When we run the fastbw() function on a model with 29 potential predictors, suspected to be associated with the outcome based on clinical knowledge, it gives us 14 factors to keep in the final model. These 14 factors are essentially the last most strongly associated predictors from an ANOVA plot (attached). Our question is, do we have to use all the 14 predictors for our clinical prediction rule (a nomogram)? Based on our needs and ease of use (to integrate with an existing clinical decision rule), we want to select only 9 or 10 of the 14 predictors by looking at the ANOVA plot and selecting the 9 or 10 most strongly associated predictors (e.g., predictors “a” to “i” from the attached plot) instead of all 14.
Is this a “no no” or are we okay by selecting a subset of the significant predictors for the clinical prediction rule? i.e. Is there something that says we must use all the predictors kept by the fastbw? In general, for deriving a parsimonious clinical prediction model does one even need to run the fastbw? i.e. can we just rely on the ANOVA plot, plot(anova(fullmodel)) to pick the most strongly associated predictors that we think would be best for the clinical decision rule.
Another question is that we are deriving the model on all TIA patients we have – would it be abnormal to try externally validate (and possibly update) this model on a subset of patients from another study (those at medium risk of stroke based on another already validated prediction model)? To me it would be just a different setting for the validation but wanted to confirm with you.
For your main question, variable selection is problematic unless you severely constrain it to only remove a few variables or your carefully use penalization. So I would not use free-flowing variable selection as you did unless (1) bootstrapping reveals remarkable stability in which variables are selected (this almost never happens) and (2) you use bootstrapping for validating the model taking variable selection fully into account.
A better overall approach is to use unsupervised learning (data reduction). Sparse principal components is an excellent approach, our you can use variable clustering following by regular principal components on the clusters to create one-number summaries of the clusters. Or you can use clinical judgement for forming clusters. These data reduction methods are covered in the 2nd edition of RMS.
Thanks for this information. When you say “remarkable stability” by bootstrapping do you mean how often the variables are selected by bootstrapping? We did 1000 bootstraps and the variable with the least number of times selected is 888 times among the 10 variables we selected. We are validating with bootstrapping using the 10 variables we selected. Also thinking of applying a shrinkage based on the bootstrap validation, but not sure as I’ve read somewhere that shrinkage doesn’t help much and maybe not needed for large sample size as ours.
I will definitely look into the 2nd edition of the RMS for future projects.

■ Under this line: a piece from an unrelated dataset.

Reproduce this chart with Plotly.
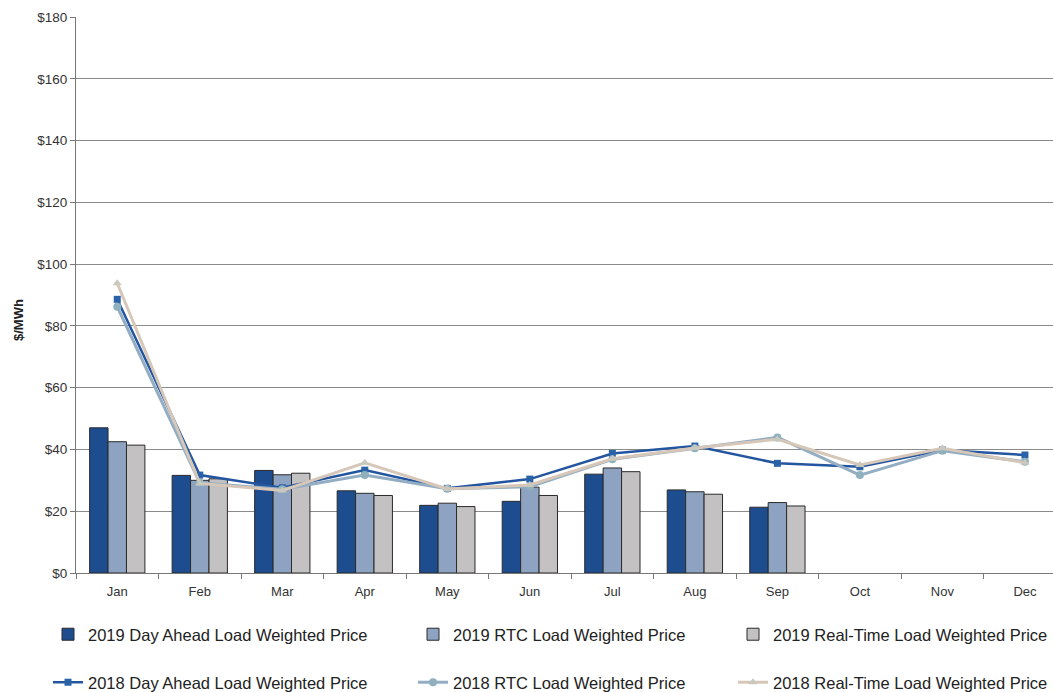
import plotly.graph_objects as go

months = ["Jan", "Feb", "Mar", "Apr", "May", "Jun", "Jul", "Aug", "Sep", "Oct", "Nov", "Dec"]

# 2019 monthly load weighted prices ($/MWh), January through September
da_2019 = [47.0, 31.6, 33.2, 26.6, 21.9, 23.2, 32.0, 26.9, 21.3]
rtc_2019 = [42.5, 30.0, 31.8, 25.8, 22.6, 27.8, 34.0, 26.3, 22.8]
rt_2019 = [41.4, 30.5, 32.3, 25.1, 21.5, 25.1, 32.8, 25.5, 21.7]

# 2018 monthly load weighted prices ($/MWh)
da_2018 = [88.6, 31.7, 27.6, 33.3, 27.4, 30.4, 38.7, 41.1, 35.5, 34.4, 39.8, 38.2]
rtc_2018 = [86.2, 29.2, 27.1, 31.7, 27.3, 27.9, 36.8, 40.4, 43.9, 31.7, 39.6, 36.0]
rt_2018 = [93.8, 29.0, 26.7, 35.7, 27.2, 28.5, 37.0, 40.5, 43.3, 35.0, 40.4, 35.7]

y_ticks = [0, 20, 40, 60, 80, 100, 120, 140, 160, 180]
y_tick_text = ["$" + str(v) for v in y_ticks]

FONT = "Liberation Sans, Arial, sans-serif"
outline = dict(color="#2a2a2a", width=1)

fig = go.Figure()

# 2019 bars; each series gets its own legend box so the key can be laid out as a 3x2 grid
fig.add_trace(go.Bar(x=months[:len(da_2019)], y=da_2019, name="2019 Day Ahead Load Weighted Price",
                     marker=dict(color="#1d4c8f", line=outline), legend="legend"))
fig.add_trace(go.Bar(x=months[:len(rtc_2019)], y=rtc_2019, name="2019 RTC Load Weighted Price",
                     marker=dict(color="#8ea3c2", line=outline), legend="legend2"))
fig.add_trace(go.Bar(x=months[:len(rt_2019)], y=rt_2019, name="2019 Real-Time Load Weighted Price",
                     marker=dict(color="#c3c1c1", line=outline), legend="legend3"))

# 2018 lines
fig.add_trace(go.Scatter(x=months, y=da_2018, name="2018 Day Ahead Load Weighted Price",
                         mode="lines+markers", line=dict(color="#2456a0", width=2.5),
                         marker=dict(symbol="square", size=7, color="#2a62a8"), legend="legend4"))
fig.add_trace(go.Scatter(x=months, y=rtc_2018, name="2018 RTC Load Weighted Price",
                         mode="lines+markers", line=dict(color="#93adc2", width=3),
                         marker=dict(symbol="circle", size=8, color="#8fb0bd"), legend="legend5"))
fig.add_trace(go.Scatter(x=months, y=rt_2018, name="2018 Real-Time Load Weighted Price",
                         mode="lines+markers", line=dict(color="#d6c7b8", width=3),
                         marker=dict(symbol="triangle-up", size=8, color="#c8c8be"), legend="legend6"))

legend_common = dict(
    orientation="v", xref="container", yref="container", yanchor="top", xanchor="left",
    font=dict(family=FONT, size=16.5, color="#222222"),
    bgcolor="rgba(0,0,0,0)", itemwidth=30,
)
row1_y = 1 - 617 / 692
row2_y = 1 - 665 / 692
col_x = [48 / 1053, 413 / 1053, 733 / 1053]

fig.update_layout(
    width=1053, height=692,
    margin=dict(l=76, r=0, t=17, b=119, autoexpand=False),
    paper_bgcolor="white", plot_bgcolor="white",
    font=dict(family=FONT, size=13, color="#333333"),
    barmode="group", bargap=0.33, bargroupgap=0,
    showlegend=True,
    legend=dict(legend_common, x=col_x[0], y=row1_y),
    legend2=dict(legend_common, x=col_x[1], y=row1_y),
    legend3=dict(legend_common, x=col_x[2], y=row1_y),
    legend4=dict(legend_common, x=col_x[0], y=row2_y),
    legend5=dict(legend_common, x=col_x[1], y=row2_y),
    legend6=dict(legend_common, x=col_x[2], y=row2_y),
    xaxis=dict(
        range=[-0.5, 11.34], showgrid=False, showline=True, linecolor="#777777", linewidth=1,
        ticks="outside", tickson="boundaries", ticklen=5, tickcolor="#777777",
        tickfont=dict(size=13, color="#333333"), tickangle=0, ticklabelstandoff=6,
    ),
    yaxis=dict(
        range=[0, 180], tickvals=y_ticks, ticktext=y_tick_text,
        showgrid=True, gridcolor="#8a8a8a", gridwidth=1,
        showline=True, linecolor="#777777", linewidth=1,
        ticks="outside", ticklen=5, tickcolor="#777777",
        tickfont=dict(size=13.5, color="#333333"),
        zeroline=False,
    ),
    annotations=[dict(
        text="<b>$/MWh</b>", xref="paper", yref="paper", x=-0.0594, y=0.455,
        xanchor="center", yanchor="middle", textangle=-90, showarrow=False,
        font=dict(family=FONT, size=13, color="#222222"),
    )],
)

fig.write_html("out.html")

It sounds as if you are doing a conditional validation. The bootstrap, in order to work properly and not be overly optimistic, needs to repeat any supervised learning steps (such as variable selection) afresh at each iteration.
888/1000 as a minimum selection frequency is unusual but I guess a byproduct of your large sample size. The bootstrap is not providing anything new; it’s just reflecting the relative \chi^2 contributed by each variable in the original analaysis.
As I’m not a statistician, some of the methodologies are new to me. I might have misunderstood question/answer #18 in the following link (“Are automated variable selection methods justified if the only goal is to identify the strongest predictors? No”), and thought we could subselect some of the strongest predictors from the ANOVA/fastbw() for our clinical decision rule.
The data do not possess sufficient information for reliably informing you which predictors are the most important. Feature selection is a highly unstable thing unless the sample size is enormous and there is little collinearity. This is why I prefer data reduction (unsupervised learning) in most cases. The degrees of freedom issue relates to the number of opportunities you give a predictor in the modeling process. For example if you looked at a scatterplot and that made you exclude a variable, you still had at least one opportunity. If you thinking about a quadratic fit and you ended up making it linear after looking at something, you spend 2 d.f. for that predictor.